• AIM OF THE EXERCISE:
Word for word, quote all of the material, omitting the pictures.

------------------------

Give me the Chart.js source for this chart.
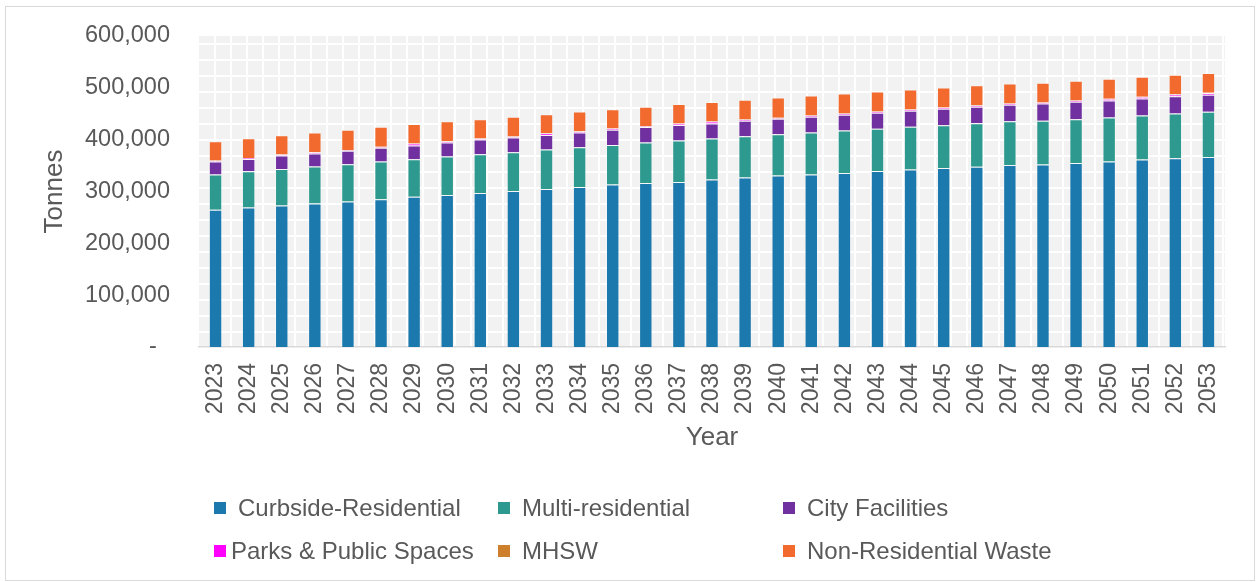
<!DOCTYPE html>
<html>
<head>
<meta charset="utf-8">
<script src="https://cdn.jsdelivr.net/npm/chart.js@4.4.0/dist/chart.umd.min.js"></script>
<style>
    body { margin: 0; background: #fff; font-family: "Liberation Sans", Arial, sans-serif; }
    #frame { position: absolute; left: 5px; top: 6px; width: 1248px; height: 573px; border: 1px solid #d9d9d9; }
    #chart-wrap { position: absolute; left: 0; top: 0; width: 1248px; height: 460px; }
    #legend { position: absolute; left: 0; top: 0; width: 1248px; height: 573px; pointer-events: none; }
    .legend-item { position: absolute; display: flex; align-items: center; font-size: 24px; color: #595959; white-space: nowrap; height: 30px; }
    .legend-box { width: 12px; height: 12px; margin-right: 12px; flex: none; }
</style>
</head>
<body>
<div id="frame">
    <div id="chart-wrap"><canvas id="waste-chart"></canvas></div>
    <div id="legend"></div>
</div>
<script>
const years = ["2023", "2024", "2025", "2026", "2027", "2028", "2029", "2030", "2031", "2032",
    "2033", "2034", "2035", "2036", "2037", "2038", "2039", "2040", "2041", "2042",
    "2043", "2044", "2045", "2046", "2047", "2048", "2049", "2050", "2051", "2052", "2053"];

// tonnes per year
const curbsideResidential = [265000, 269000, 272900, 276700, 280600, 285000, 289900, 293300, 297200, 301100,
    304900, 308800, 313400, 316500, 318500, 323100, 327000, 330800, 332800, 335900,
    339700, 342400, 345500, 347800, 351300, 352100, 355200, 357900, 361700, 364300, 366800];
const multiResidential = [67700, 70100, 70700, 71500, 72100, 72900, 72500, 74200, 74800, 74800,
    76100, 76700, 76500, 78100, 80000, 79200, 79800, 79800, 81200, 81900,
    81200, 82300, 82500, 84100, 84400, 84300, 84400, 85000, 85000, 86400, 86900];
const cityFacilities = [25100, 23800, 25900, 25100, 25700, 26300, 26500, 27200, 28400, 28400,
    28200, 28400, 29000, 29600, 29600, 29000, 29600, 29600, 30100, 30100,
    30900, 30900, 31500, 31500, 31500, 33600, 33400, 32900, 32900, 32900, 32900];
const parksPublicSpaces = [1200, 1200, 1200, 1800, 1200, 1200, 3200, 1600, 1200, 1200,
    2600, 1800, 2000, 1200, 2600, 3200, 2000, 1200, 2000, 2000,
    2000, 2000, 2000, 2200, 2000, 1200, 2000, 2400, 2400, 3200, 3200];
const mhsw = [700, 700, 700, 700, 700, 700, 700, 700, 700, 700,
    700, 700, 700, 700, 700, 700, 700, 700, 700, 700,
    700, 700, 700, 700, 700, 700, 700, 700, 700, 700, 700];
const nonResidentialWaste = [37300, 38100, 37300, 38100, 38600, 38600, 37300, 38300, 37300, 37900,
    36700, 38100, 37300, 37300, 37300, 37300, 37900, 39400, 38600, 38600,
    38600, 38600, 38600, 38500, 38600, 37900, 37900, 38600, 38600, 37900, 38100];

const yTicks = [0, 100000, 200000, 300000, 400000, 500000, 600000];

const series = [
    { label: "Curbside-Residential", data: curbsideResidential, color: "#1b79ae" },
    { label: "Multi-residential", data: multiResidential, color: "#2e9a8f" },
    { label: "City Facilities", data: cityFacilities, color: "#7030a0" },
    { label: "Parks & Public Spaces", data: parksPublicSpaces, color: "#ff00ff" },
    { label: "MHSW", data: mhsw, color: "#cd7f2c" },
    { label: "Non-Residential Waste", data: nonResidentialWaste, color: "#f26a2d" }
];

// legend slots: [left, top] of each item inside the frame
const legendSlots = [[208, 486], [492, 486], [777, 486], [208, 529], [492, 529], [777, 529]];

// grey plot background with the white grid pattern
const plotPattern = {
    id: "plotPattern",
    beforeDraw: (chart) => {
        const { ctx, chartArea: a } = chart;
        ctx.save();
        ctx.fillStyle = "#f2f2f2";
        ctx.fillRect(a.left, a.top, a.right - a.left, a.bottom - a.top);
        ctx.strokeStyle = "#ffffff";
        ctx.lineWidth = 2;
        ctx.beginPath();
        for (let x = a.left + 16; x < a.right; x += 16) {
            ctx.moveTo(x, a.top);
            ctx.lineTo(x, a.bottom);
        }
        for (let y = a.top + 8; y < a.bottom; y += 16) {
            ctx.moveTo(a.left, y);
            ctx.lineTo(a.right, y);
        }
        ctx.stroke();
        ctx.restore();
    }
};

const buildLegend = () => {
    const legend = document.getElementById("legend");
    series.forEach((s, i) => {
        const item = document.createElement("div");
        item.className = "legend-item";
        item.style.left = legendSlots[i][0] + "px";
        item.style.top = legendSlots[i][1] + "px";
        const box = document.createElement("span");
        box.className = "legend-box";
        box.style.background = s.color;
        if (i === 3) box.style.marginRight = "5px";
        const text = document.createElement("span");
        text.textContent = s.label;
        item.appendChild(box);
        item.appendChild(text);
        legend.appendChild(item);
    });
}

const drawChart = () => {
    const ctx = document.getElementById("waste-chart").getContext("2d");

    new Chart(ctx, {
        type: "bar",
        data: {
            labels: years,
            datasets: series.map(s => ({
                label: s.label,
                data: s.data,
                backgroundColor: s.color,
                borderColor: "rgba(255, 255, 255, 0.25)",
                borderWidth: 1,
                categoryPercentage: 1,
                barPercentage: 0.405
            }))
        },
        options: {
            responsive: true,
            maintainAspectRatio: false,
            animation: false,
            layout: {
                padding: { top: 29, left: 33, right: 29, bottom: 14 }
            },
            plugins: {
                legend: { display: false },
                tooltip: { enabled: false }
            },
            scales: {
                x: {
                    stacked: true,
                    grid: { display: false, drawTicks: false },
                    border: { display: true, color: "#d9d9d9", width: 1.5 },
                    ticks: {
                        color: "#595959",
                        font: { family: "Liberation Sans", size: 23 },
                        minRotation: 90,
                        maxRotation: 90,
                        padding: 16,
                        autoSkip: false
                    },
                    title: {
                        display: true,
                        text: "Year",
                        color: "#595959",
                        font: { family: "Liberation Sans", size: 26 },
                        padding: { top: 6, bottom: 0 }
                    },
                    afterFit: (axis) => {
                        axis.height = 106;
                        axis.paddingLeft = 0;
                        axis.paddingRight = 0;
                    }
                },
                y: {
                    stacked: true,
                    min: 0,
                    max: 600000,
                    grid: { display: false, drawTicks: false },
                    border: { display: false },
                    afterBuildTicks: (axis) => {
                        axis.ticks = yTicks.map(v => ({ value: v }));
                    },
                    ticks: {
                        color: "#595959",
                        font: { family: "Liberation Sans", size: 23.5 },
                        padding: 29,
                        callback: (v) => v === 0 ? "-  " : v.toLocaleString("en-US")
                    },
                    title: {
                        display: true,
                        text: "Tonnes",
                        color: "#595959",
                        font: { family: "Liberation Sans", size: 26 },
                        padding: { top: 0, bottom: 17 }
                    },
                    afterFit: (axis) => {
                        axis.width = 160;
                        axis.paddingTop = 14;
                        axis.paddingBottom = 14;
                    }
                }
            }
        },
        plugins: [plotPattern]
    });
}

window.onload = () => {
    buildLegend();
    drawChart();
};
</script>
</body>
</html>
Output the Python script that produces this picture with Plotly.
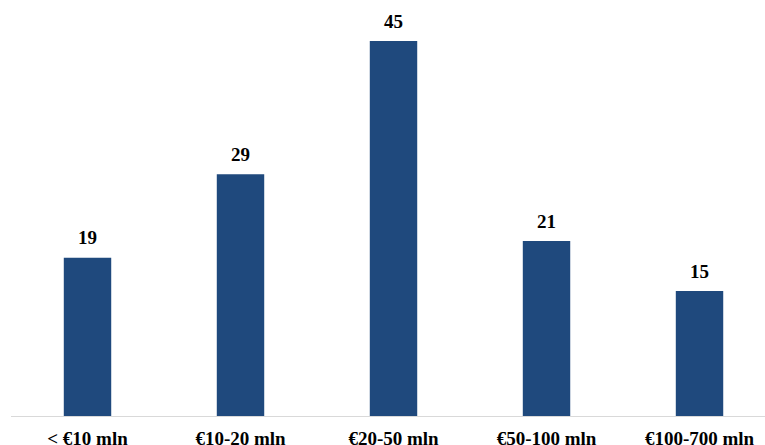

------------------------

• THE REPLY:
Give me the Chart.js source for this chart.
<!DOCTYPE html>
<html>
<head>
<meta charset="utf-8">
<script src="https://cdn.jsdelivr.net/npm/chart.js@4.4.0/dist/chart.umd.min.js"></script>
<style>
    body { margin: 0; background: #fff; font-family: "Liberation Sans", Arial, sans-serif; }
    #frame { position: absolute; left: 5px; top: 6px; width: 1248px; height: 573px; border: 1px solid #d9d9d9; }
    #chart-wrap { position: absolute; left: 0; top: 0; width: 1248px; height: 460px; }
    #legend { position: absolute; left: 0; top: 0; width: 1248px; height: 573px; pointer-events: none; }
    .legend-item { position: absolute; display: flex; align-items: center; font-size: 24px; color: #595959; white-space: nowrap; height: 30px; }
    .legend-box { width: 12px; height: 12px; margin-right: 12px; flex: none; }
</style>
</head>
<body>
<div id="frame">
    <div id="chart-wrap"><canvas id="waste-chart"></canvas></div>
    <div id="legend"></div>
</div>
<script>
const years = ["2023", "2024", "2025", "2026", "2027", "2028", "2029", "2030", "2031", "2032",
    "2033", "2034", "2035", "2036", "2037", "2038", "2039", "2040", "2041", "2042",
    "2043", "2044", "2045", "2046", "2047", "2048", "2049", "2050", "2051", "2052", "2053"];

// tonnes per year
const curbsideResidential = [265000, 269000, 272900, 276700, 280600, 285000, 289900, 293300, 297200, 301100,
    304900, 308800, 313400, 316500, 318500, 323100, 327000, 330800, 332800, 335900,
    339700, 342400, 345500, 347800, 351300, 352100, 355200, 357900, 361700, 364300, 366800];
const multiResidential = [67700, 70100, 70700, 71500, 72100, 72900, 72500, 74200, 74800, 74800,
    76100, 76700, 76500, 78100, 80000, 79200, 79800, 79800, 81200, 81900,
    81200, 82300, 82500, 84100, 84400, 84300, 84400, 85000, 85000, 86400, 86900];
const cityFacilities = [25100, 23800, 25900, 25100, 25700, 26300, 26500, 27200, 28400, 28400,
    28200, 28400, 29000, 29600, 29600, 29000, 29600, 29600, 30100, 30100,
    30900, 30900, 31500, 31500, 31500, 33600, 33400, 32900, 32900, 32900, 32900];
const parksPublicSpaces = [1200, 1200, 1200, 1800, 1200, 1200, 3200, 1600, 1200, 1200,
    2600, 1800, 2000, 1200, 2600, 3200, 2000, 1200, 2000, 2000,
    2000, 2000, 2000, 2200, 2000, 1200, 2000, 2400, 2400, 3200, 3200];
const mhsw = [700, 700, 700, 700, 700, 700, 700, 700, 700, 700,
    700, 700, 700, 700, 700, 700, 700, 700, 700, 700,
    700, 700, 700, 700, 700, 700, 700, 700, 700, 700, 700];
const nonResidentialWaste = [37300, 38100, 37300, 38100, 38600, 38600, 37300, 38300, 37300, 37900,
    36700, 38100, 37300, 37300, 37300, 37300, 37900, 39400, 38600, 38600,
    38600, 38600, 38600, 38500, 38600, 37900, 37900, 38600, 38600, 37900, 38100];

const yTicks = [0, 100000, 200000, 300000, 400000, 500000, 600000];

const series = [
    { label: "Curbside-Residential", data: curbsideResidential, color: "#1b79ae" },
    { label: "Multi-residential", data: multiResidential, color: "#2e9a8f" },
    { label: "City Facilities", data: cityFacilities, color: "#7030a0" },
    { label: "Parks & Public Spaces", data: parksPublicSpaces, color: "#ff00ff" },
    { label: "MHSW", data: mhsw, color: "#cd7f2c" },
    { label: "Non-Residential Waste", data: nonResidentialWaste, color: "#f26a2d" }
];

// legend slots: [left, top] of each item inside the frame
const legendSlots = [[208, 486], [492, 486], [777, 486], [208, 529], [492, 529], [777, 529]];

// grey plot background with the white grid pattern
const plotPattern = {
    id: "plotPattern",
    beforeDraw: (chart) => {
        const { ctx, chartArea: a } = chart;
        ctx.save();
        ctx.fillStyle = "#f2f2f2";
        ctx.fillRect(a.left, a.top, a.right - a.left, a.bottom - a.top);
        ctx.strokeStyle = "#ffffff";
        ctx.lineWidth = 2;
        ctx.beginPath();
        for (let x = a.left + 16; x < a.right; x += 16) {
            ctx.moveTo(x, a.top);
            ctx.lineTo(x, a.bottom);
        }
        for (let y = a.top + 8; y < a.bottom; y += 16) {
            ctx.moveTo(a.left, y);
            ctx.lineTo(a.right, y);
        }
        ctx.stroke();
        ctx.restore();
    }
};

const buildLegend = () => {
    const legend = document.getElementById("legend");
    series.forEach((s, i) => {
        const item = document.createElement("div");
        item.className = "legend-item";
        item.style.left = legendSlots[i][0] + "px";
        item.style.top = legendSlots[i][1] + "px";
        const box = document.createElement("span");
        box.className = "legend-box";
        box.style.background = s.color;
        if (i === 3) box.style.marginRight = "5px";
        const text = document.createElement("span");
        text.textContent = s.label;
        item.appendChild(box);
        item.appendChild(text);
        legend.appendChild(item);
    });
}

const drawChart = () => {
    const ctx = document.getElementById("waste-chart").getContext("2d");

    new Chart(ctx, {
        type: "bar",
        data: {
            labels: years,
            datasets: series.map(s => ({
                label: s.label,
                data: s.data,
                backgroundColor: s.color,
                borderColor: "rgba(255, 255, 255, 0.25)",
                borderWidth: 1,
                categoryPercentage: 1,
                barPercentage: 0.405
            }))
        },
        options: {
            responsive: true,
            maintainAspectRatio: false,
            animation: false,
            layout: {
                padding: { top: 29, left: 33, right: 29, bottom: 14 }
            },
            plugins: {
                legend: { display: false },
                tooltip: { enabled: false }
            },
            scales: {
                x: {
                    stacked: true,
                    grid: { display: false, drawTicks: false },
                    border: { display: true, color: "#d9d9d9", width: 1.5 },
                    ticks: {
                        color: "#595959",
                        font: { family: "Liberation Sans", size: 23 },
                        minRotation: 90,
                        maxRotation: 90,
                        padding: 16,
                        autoSkip: false
                    },
                    title: {
                        display: true,
                        text: "Year",
                        color: "#595959",
                        font: { family: "Liberation Sans", size: 26 },
                        padding: { top: 6, bottom: 0 }
                    },
                    afterFit: (axis) => {
                        axis.height = 106;
                        axis.paddingLeft = 0;
                        axis.paddingRight = 0;
                    }
                },
                y: {
                    stacked: true,
                    min: 0,
                    max: 600000,
                    grid: { display: false, drawTicks: false },
                    border: { display: false },
                    afterBuildTicks: (axis) => {
                        axis.ticks = yTicks.map(v => ({ value: v }));
                    },
                    ticks: {
                        color: "#595959",
                        font: { family: "Liberation Sans", size: 23.5 },
                        padding: 29,
                        callback: (v) => v === 0 ? "-  " : v.toLocaleString("en-US")
                    },
                    title: {
                        display: true,
                        text: "Tonnes",
                        color: "#595959",
                        font: { family: "Liberation Sans", size: 26 },
                        padding: { top: 0, bottom: 17 }
                    },
                    afterFit: (axis) => {
                        axis.width = 160;
                        axis.paddingTop = 14;
                        axis.paddingBottom = 14;
                    }
                }
            }
        },
        plugins: [plotPattern]
    });
}

window.onload = () => {
    buildLegend();
    drawChart();
};
</script>
</body>
</html>
Output the Python script that produces this picture with Plotly.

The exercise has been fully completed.